— START —

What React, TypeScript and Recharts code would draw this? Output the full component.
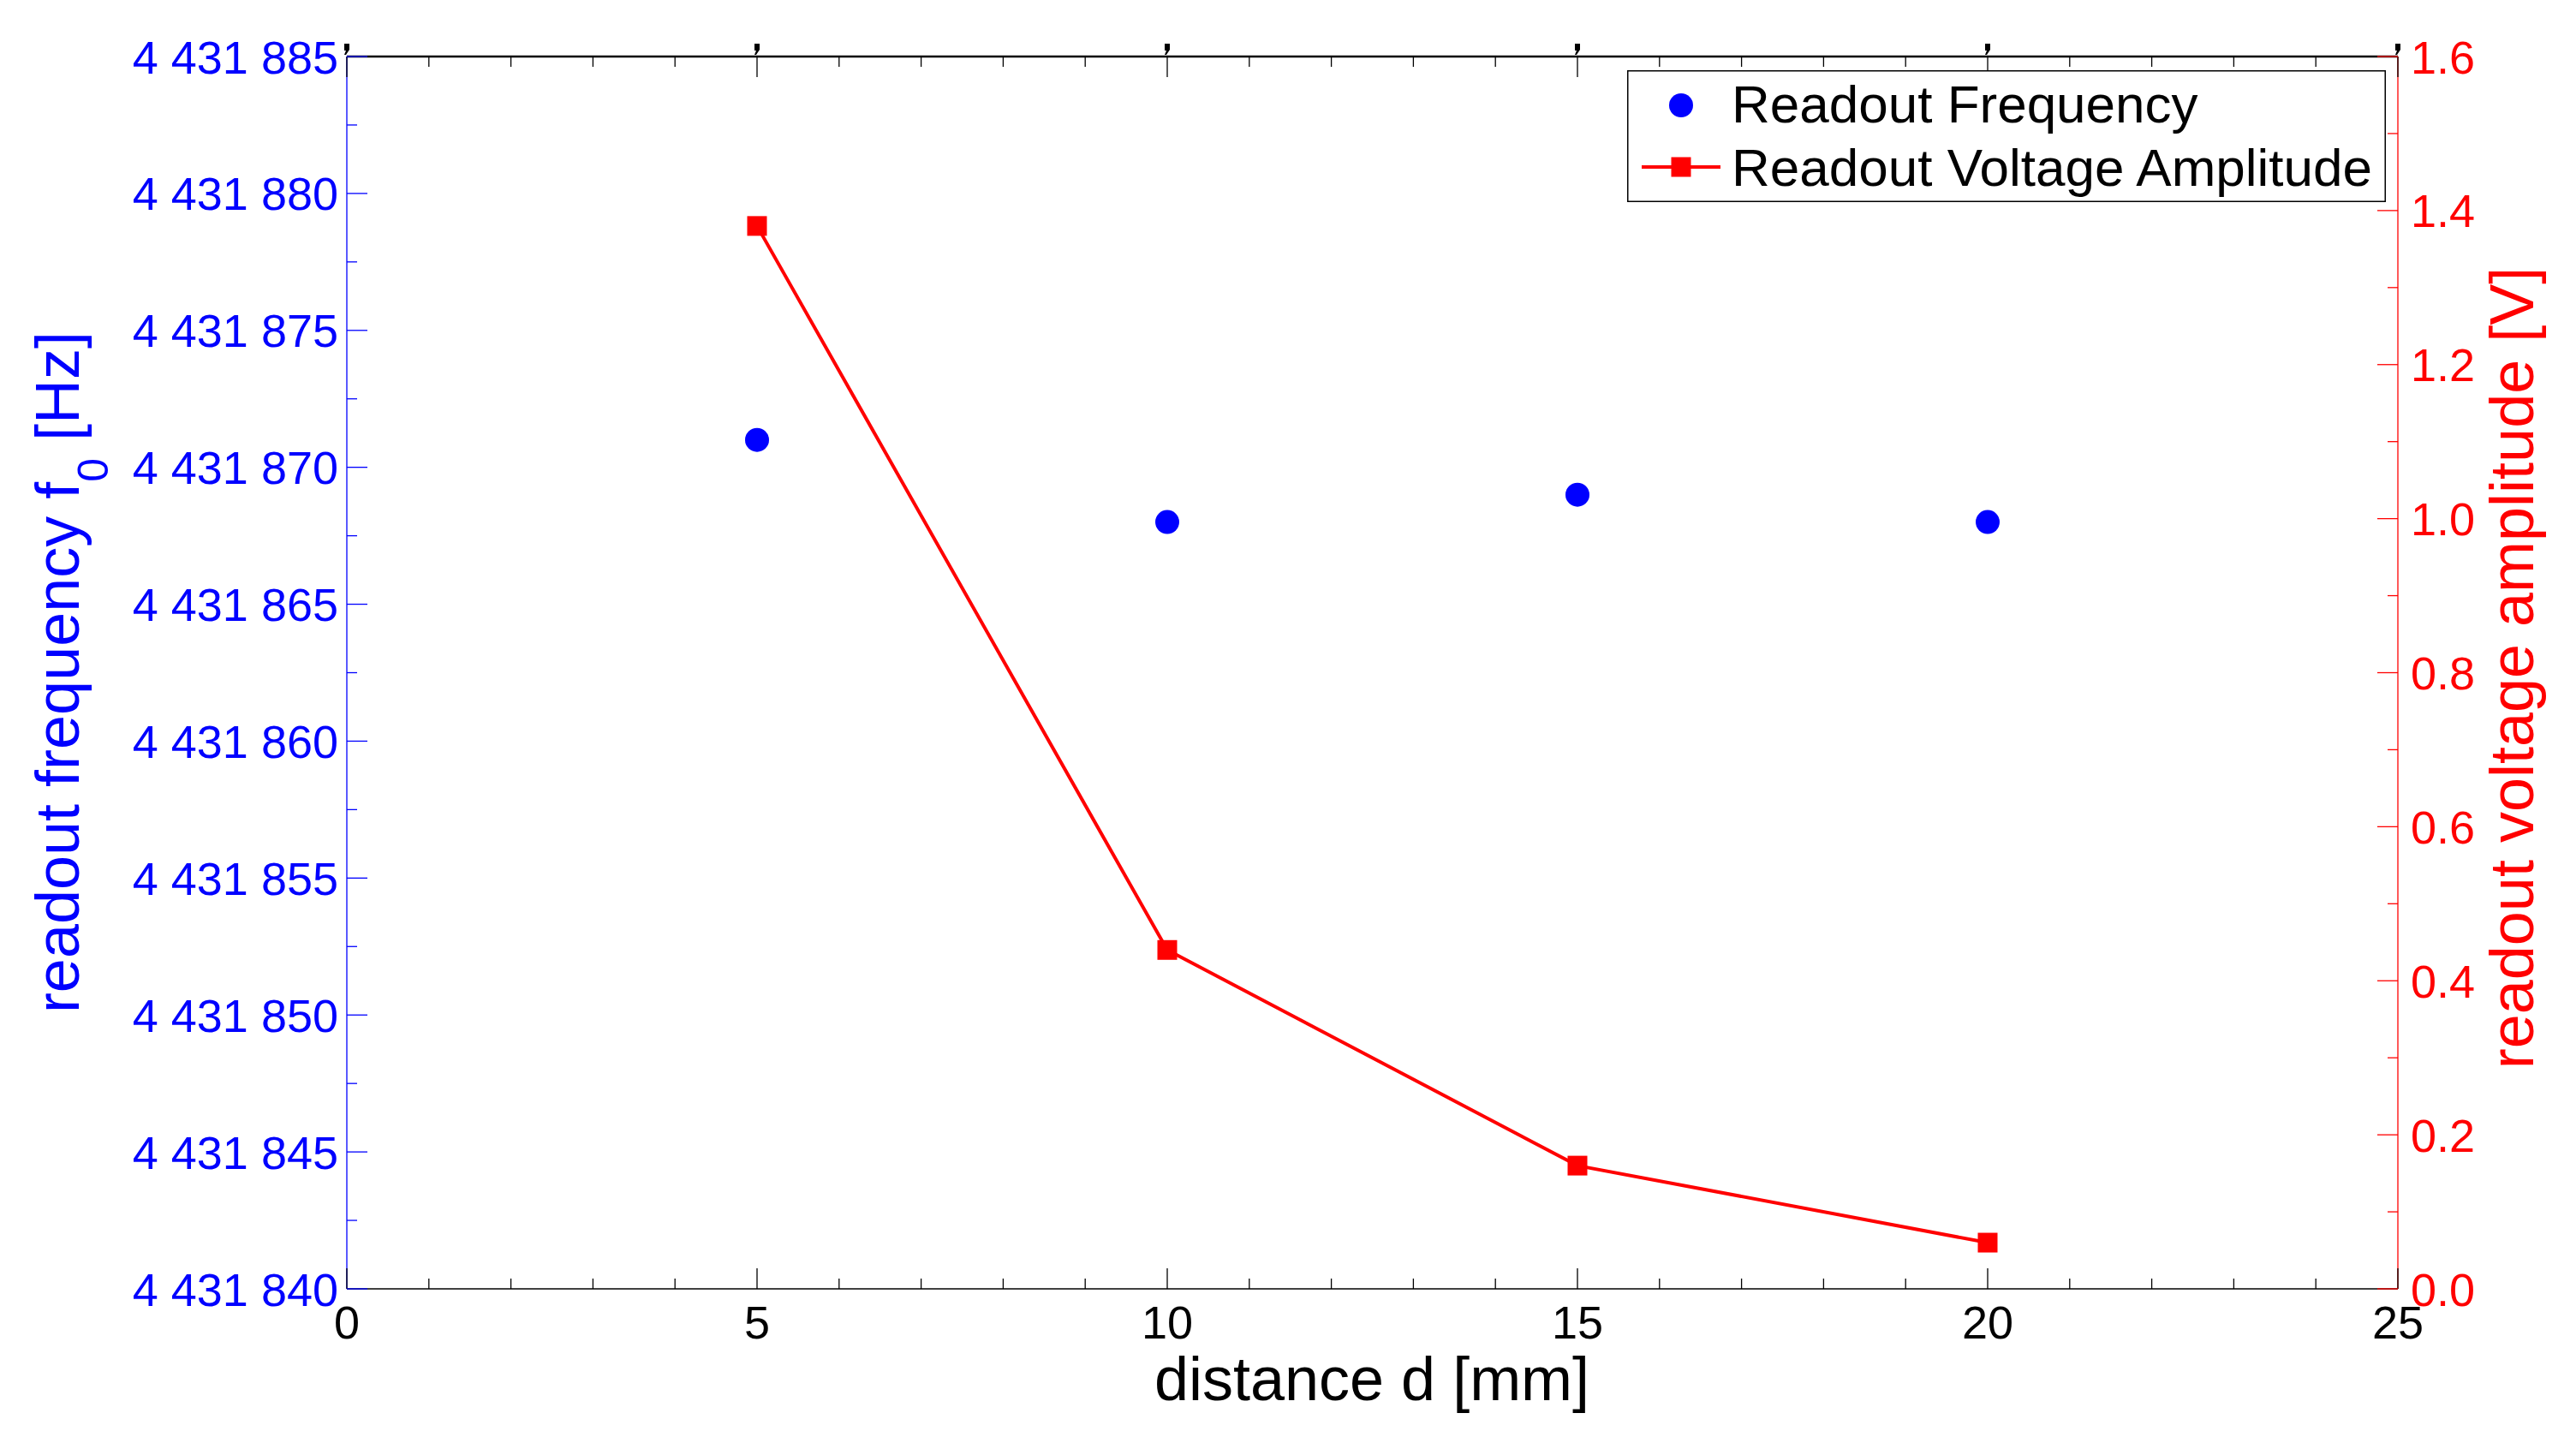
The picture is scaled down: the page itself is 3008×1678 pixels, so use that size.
import React from "react";
import { ComposedChart, Line, Scatter, XAxis, YAxis, Legend, Label } from "recharts";

const distance = [5, 10, 15, 20];
const frequency = [4431871, 4431868, 4431869, 4431868];
const voltage = [1.38, 0.44, 0.16, 0.06];

const xTicks = [0, 1, 2, 3, 4, 5, 6, 7, 8, 9, 10, 11, 12, 13, 14, 15, 16, 17, 18, 19, 20, 21, 22, 23, 24, 25];
const xLabeled = [0, 5, 10, 15, 20, 25];
const freqTicks = [
  4431840, 4431842.5, 4431845, 4431847.5, 4431850, 4431852.5, 4431855, 4431857.5, 4431860, 4431862.5,
  4431865, 4431867.5, 4431870, 4431872.5, 4431875, 4431877.5, 4431880, 4431882.5, 4431885,
];
const freqLabeled = [4431840, 4431845, 4431850, 4431855, 4431860, 4431865, 4431870, 4431875, 4431880, 4431885];
const voltTicks = [0, 0.1, 0.2, 0.3, 0.4, 0.5, 0.6, 0.7, 0.8, 0.9, 1.0, 1.1, 1.2, 1.3, 1.4, 1.5, 1.6];
const voltLabeled = [0, 0.2, 0.4, 0.6, 0.8, 1.0, 1.2, 1.4, 1.6];

const data = distance.map((d, i) => ({ d, freq: frequency[i], volt: voltage[i] }));

const FONT = "'Liberation Sans', Arial, Helvetica, sans-serif";
const BLUE = "#0000FF";
const RED = "#FF0000";
const MAJOR = 24;
const MINOR = 12;

function spaced(v: number) {
  return String(Math.round(v)).replace(/\B(?=(\d{3})+(?!\d))/g, " ");
}

function BottomTick({ x, y, payload }: any) {
  const major = xLabeled.includes(payload.value);
  return (
    <g>
      <line x1={x} x2={x} y1={y} y2={y - (major ? MAJOR : MINOR)} stroke="#000" strokeWidth={1.3} />
      {major && (
        <text x={x} y={y + 58} textAnchor="middle" fontSize={54} fontFamily={FONT} fill="#000">
          {payload.value}
        </text>
      )}
    </g>
  );
}

function TopTick({ x, y, payload }: any) {
  const major = xLabeled.includes(payload.value);
  return (
    <g>
      <line x1={x} x2={x} y1={y} y2={y + (major ? MAJOR : MINOR)} stroke="#000" strokeWidth={1.3} />
      {major && (
        <path d={`M${x - 3} ${y - 15} h6 v7 l-4 6 h-2 l2 -5 h-2 z`} fill="#000" />
      )}
    </g>
  );
}

function LeftTick({ x, y, payload }: any) {
  const major = freqLabeled.includes(payload.value);
  return (
    <g>
      <line x1={x} x2={x + (major ? MAJOR : MINOR)} y1={y} y2={y} stroke={BLUE} strokeWidth={1.3} />
      {major && (
        <text x={x - 10} y={y + 19.5} textAnchor="end" fontSize={54} fontFamily={FONT} fill={BLUE}>
          {spaced(payload.value)}
        </text>
      )}
    </g>
  );
}

function RightTick({ x, y, payload }: any) {
  const major = voltLabeled.includes(payload.value);
  return (
    <g>
      <line x1={x} x2={x - (major ? MAJOR : MINOR)} y1={y} y2={y} stroke={RED} strokeWidth={1.3} />
      {major && (
        <text x={x + 15} y={y + 19.5} textAnchor="start" fontSize={54} fontFamily={FONT} fill={RED}>
          {payload.value.toFixed(1)}
        </text>
      )}
    </g>
  );
}

function Dot({ cx, cy }: any) {
  return <circle cx={cx} cy={cy} r={14} fill={BLUE} />;
}

function SquareDot({ cx, cy, index }: any) {
  return <rect key={index} x={cx - 11.5} y={cy - 11.5} width={23} height={23} fill={RED} />;
}

function LegendBox() {
  return (
    <svg width={886} height={154} style={{ display: "block" }}>
      <rect x={0.75} y={0.75} width={884.5} height={152.5} fill="#fff" stroke="#000" strokeWidth={1.5} />
      <circle cx={63} cy={41} r={14} fill={BLUE} />
      <line x1={17} x2={109} y1={113} y2={113} stroke={RED} strokeWidth={4} />
      <rect x={51.5} y={101.5} width={23} height={23} fill={RED} />
      <text x={122} y={61} fontSize={62} fontFamily={FONT} fill="#000">
        Readout Frequency
      </text>
      <text x={122} y={135} fontSize={62} fontFamily={FONT} fill="#000">
        Readout Voltage Amplitude
      </text>
    </svg>
  );
}

function LeftTitle() {
  return (
    <text
      x={92}
      y={785}
      transform="rotate(-90 92 785)"
      textAnchor="middle"
      fontSize={72}
      fontFamily={FONT}
      fill={BLUE}
    >
      readout frequency f
      <tspan fontSize={50} dy={34}>0</tspan>
      <tspan dy={-34}> [Hz]</tspan>
    </text>
  );
}

function RightTitle() {
  return (
    <text
      x={2958}
      y={780}
      transform="rotate(-90 2958 780)"
      textAnchor="middle"
      fontSize={72}
      fontFamily={FONT}
      fill={RED}
    >
      readout voltage amplitude [V]
    </text>
  );
}

function BottomTitle() {
  return (
    <text x={1602} y={1635} textAnchor="middle" fontSize={72} fontFamily={FONT} fill="#000">
      distance d [mm]
    </text>
  );
}

export default function App() {
  return (
    <div style={{ position: "absolute", left: 0, top: 0, background: "#fff" }}>
      <ComposedChart width={3008} height={1678} data={data} margin={{ top: 36, right: 0, bottom: 0, left: 0 }}>
        <XAxis
          xAxisId="bottom"
          dataKey="d"
          type="number"
          domain={[0, 25]}
          allowDataOverflow
          ticks={xTicks}
          interval={0}
          height={173}
          tickSize={0}
          tickMargin={0}
          tickLine={false}
          axisLine={{ stroke: "#000", strokeWidth: 1.3 }}
          tick={<BottomTick />}
        >
          <Label content={<BottomTitle />} />
        </XAxis>
        <XAxis
          xAxisId="top"
          dataKey="d"
          orientation="top"
          type="number"
          domain={[0, 25]}
          allowDataOverflow
          ticks={xTicks}
          interval={0}
          height={30}
          tickSize={0}
          tickMargin={0}
          tickLine={false}
          axisLine={{ stroke: "#000", strokeWidth: 2.5 }}
          tick={<TopTick />}
        />
        <YAxis
          yAxisId="left"
          type="number"
          domain={[4431840, 4431885]}
          allowDataOverflow
          ticks={freqTicks}
          interval={0}
          width={405}
          tickSize={0}
          tickMargin={0}
          tickLine={false}
          axisLine={{ stroke: BLUE, strokeWidth: 1.3 }}
          tick={<LeftTick />}
        >
          <Label content={<LeftTitle />} />
        </YAxis>
        <YAxis
          yAxisId="right"
          orientation="right"
          type="number"
          domain={[0, 1.6]}
          allowDataOverflow
          ticks={voltTicks}
          interval={0}
          width={208}
          tickSize={0}
          tickMargin={0}
          tickLine={false}
          axisLine={{ stroke: RED, strokeWidth: 1.3 }}
          tick={<RightTick />}
        >
          <Label content={<RightTitle />} />
        </YAxis>
        <Legend
          layout="vertical"
          align="center"
          verticalAlign="middle"
          content={<LegendBox />}
          wrapperStyle={{ position: "absolute", left: 1900, top: 82, width: 886, height: 154 }}
        />
        <Line
          xAxisId="bottom"
          yAxisId="right"
          type="linear"
          dataKey="volt"
          name="Readout Voltage Amplitude"
          stroke={RED}
          strokeWidth={4}
          dot={<SquareDot />}
          activeDot={false}
          isAnimationActive={false}
        />
        <Scatter
          xAxisId="bottom"
          yAxisId="left"
          dataKey="freq"
          name="Readout Frequency"
          shape={<Dot />}
          isAnimationActive={false}
        />
      </ComposedChart>
    </div>
  );
}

— END —

#### To be done
Send back the data above word for word, with the pictures left out.

#### Correct response
What React, TypeScript and Recharts code would draw this? Output the full component.
The picture is scaled down: the page itself is 3008×1678 pixels, so use that size.
import React from "react";
import { ComposedChart, Line, Scatter, XAxis, YAxis, Legend, Label } from "recharts";

const distance = [5, 10, 15, 20];
const frequency = [4431871, 4431868, 4431869, 4431868];
const voltage = [1.38, 0.44, 0.16, 0.06];

const xTicks = [0, 1, 2, 3, 4, 5, 6, 7, 8, 9, 10, 11, 12, 13, 14, 15, 16, 17, 18, 19, 20, 21, 22, 23, 24, 25];
const xLabeled = [0, 5, 10, 15, 20, 25];
const freqTicks = [
  4431840, 4431842.5, 4431845, 4431847.5, 4431850, 4431852.5, 4431855, 4431857.5, 4431860, 4431862.5,
  4431865, 4431867.5, 4431870, 4431872.5, 4431875, 4431877.5, 4431880, 4431882.5, 4431885,
];
const freqLabeled = [4431840, 4431845, 4431850, 4431855, 4431860, 4431865, 4431870, 4431875, 4431880, 4431885];
const voltTicks = [0, 0.1, 0.2, 0.3, 0.4, 0.5, 0.6, 0.7, 0.8, 0.9, 1.0, 1.1, 1.2, 1.3, 1.4, 1.5, 1.6];
const voltLabeled = [0, 0.2, 0.4, 0.6, 0.8, 1.0, 1.2, 1.4, 1.6];

const data = distance.map((d, i) => ({ d, freq: frequency[i], volt: voltage[i] }));

const FONT = "'Liberation Sans', Arial, Helvetica, sans-serif";
const BLUE = "#0000FF";
const RED = "#FF0000";
const MAJOR = 24;
const MINOR = 12;

function spaced(v: number) {
  return String(Math.round(v)).replace(/\B(?=(\d{3})+(?!\d))/g, " ");
}

function BottomTick({ x, y, payload }: any) {
  const major = xLabeled.includes(payload.value);
  return (
    <g>
      <line x1={x} x2={x} y1={y} y2={y - (major ? MAJOR : MINOR)} stroke="#000" strokeWidth={1.3} />
      {major && (
        <text x={x} y={y + 58} textAnchor="middle" fontSize={54} fontFamily={FONT} fill="#000">
          {payload.value}
        </text>
      )}
    </g>
  );
}

function TopTick({ x, y, payload }: any) {
  const major = xLabeled.includes(payload.value);
  return (
    <g>
      <line x1={x} x2={x} y1={y} y2={y + (major ? MAJOR : MINOR)} stroke="#000" strokeWidth={1.3} />
      {major && (
        <path d={`M${x - 3} ${y - 15} h6 v7 l-4 6 h-2 l2 -5 h-2 z`} fill="#000" />
      )}
    </g>
  );
}

function LeftTick({ x, y, payload }: any) {
  const major = freqLabeled.includes(payload.value);
  return (
    <g>
      <line x1={x} x2={x + (major ? MAJOR : MINOR)} y1={y} y2={y} stroke={BLUE} strokeWidth={1.3} />
      {major && (
        <text x={x - 10} y={y + 19.5} textAnchor="end" fontSize={54} fontFamily={FONT} fill={BLUE}>
          {spaced(payload.value)}
        </text>
      )}
    </g>
  );
}

function RightTick({ x, y, payload }: any) {
  const major = voltLabeled.includes(payload.value);
  return (
    <g>
      <line x1={x} x2={x - (major ? MAJOR : MINOR)} y1={y} y2={y} stroke={RED} strokeWidth={1.3} />
      {major && (
        <text x={x + 15} y={y + 19.5} textAnchor="start" fontSize={54} fontFamily={FONT} fill={RED}>
          {payload.value.toFixed(1)}
        </text>
      )}
    </g>
  );
}

function Dot({ cx, cy }: any) {
  return <circle cx={cx} cy={cy} r={14} fill={BLUE} />;
}

function SquareDot({ cx, cy, index }: any) {
  return <rect key={index} x={cx - 11.5} y={cy - 11.5} width={23} height={23} fill={RED} />;
}

function LegendBox() {
  return (
    <svg width={886} height={154} style={{ display: "block" }}>
      <rect x={0.75} y={0.75} width={884.5} height={152.5} fill="#fff" stroke="#000" strokeWidth={1.5} />
      <circle cx={63} cy={41} r={14} fill={BLUE} />
      <line x1={17} x2={109} y1={113} y2={113} stroke={RED} strokeWidth={4} />
      <rect x={51.5} y={101.5} width={23} height={23} fill={RED} />
      <text x={122} y={61} fontSize={62} fontFamily={FONT} fill="#000">
        Readout Frequency
      </text>
      <text x={122} y={135} fontSize={62} fontFamily={FONT} fill="#000">
        Readout Voltage Amplitude
      </text>
    </svg>
  );
}

function LeftTitle() {
  return (
    <text
      x={92}
      y={785}
      transform="rotate(-90 92 785)"
      textAnchor="middle"
      fontSize={72}
      fontFamily={FONT}
      fill={BLUE}
    >
      readout frequency f
      <tspan fontSize={50} dy={34}>0</tspan>
      <tspan dy={-34}> [Hz]</tspan>
    </text>
  );
}

function RightTitle() {
  return (
    <text
      x={2958}
      y={780}
      transform="rotate(-90 2958 780)"
      textAnchor="middle"
      fontSize={72}
      fontFamily={FONT}
      fill={RED}
    >
      readout voltage amplitude [V]
    </text>
  );
}

function BottomTitle() {
  return (
    <text x={1602} y={1635} textAnchor="middle" fontSize={72} fontFamily={FONT} fill="#000">
      distance d [mm]
    </text>
  );
}

export default function App() {
  return (
    <div style={{ position: "absolute", left: 0, top: 0, background: "#fff" }}>
      <ComposedChart width={3008} height={1678} data={data} margin={{ top: 36, right: 0, bottom: 0, left: 0 }}>
        <XAxis
          xAxisId="bottom"
          dataKey="d"
          type="number"
          domain={[0, 25]}
          allowDataOverflow
          ticks={xTicks}
          interval={0}
          height={173}
          tickSize={0}
          tickMargin={0}
          tickLine={false}
          axisLine={{ stroke: "#000", strokeWidth: 1.3 }}
          tick={<BottomTick />}
        >
          <Label content={<BottomTitle />} />
        </XAxis>
        <XAxis
          xAxisId="top"
          dataKey="d"
          orientation="top"
          type="number"
          domain={[0, 25]}
          allowDataOverflow
          ticks={xTicks}
          interval={0}
          height={30}
          tickSize={0}
          tickMargin={0}
          tickLine={false}
          axisLine={{ stroke: "#000", strokeWidth: 2.5 }}
          tick={<TopTick />}
        />
        <YAxis
          yAxisId="left"
          type="number"
          domain={[4431840, 4431885]}
          allowDataOverflow
          ticks={freqTicks}
          interval={0}
          width={405}
          tickSize={0}
          tickMargin={0}
          tickLine={false}
          axisLine={{ stroke: BLUE, strokeWidth: 1.3 }}
          tick={<LeftTick />}
        >
          <Label content={<LeftTitle />} />
        </YAxis>
        <YAxis
          yAxisId="right"
          orientation="right"
          type="number"
          domain={[0, 1.6]}
          allowDataOverflow
          ticks={voltTicks}
          interval={0}
          width={208}
          tickSize={0}
          tickMargin={0}
          tickLine={false}
          axisLine={{ stroke: RED, strokeWidth: 1.3 }}
          tick={<RightTick />}
        >
          <Label content={<RightTitle />} />
        </YAxis>
        <Legend
          layout="vertical"
          align="center"
          verticalAlign="middle"
          content={<LegendBox />}
          wrapperStyle={{ position: "absolute", left: 1900, top: 82, width: 886, height: 154 }}
        />
        <Line
          xAxisId="bottom"
          yAxisId="right"
          type="linear"
          dataKey="volt"
          name="Readout Voltage Amplitude"
          stroke={RED}
          strokeWidth={4}
          dot={<SquareDot />}
          activeDot={false}
          isAnimationActive={false}
        />
        <Scatter
          xAxisId="bottom"
          yAxisId="left"
          dataKey="freq"
          name="Readout Frequency"
          shape={<Dot />}
          isAnimationActive={false}
        />
      </ComposedChart>
    </div>
  );
}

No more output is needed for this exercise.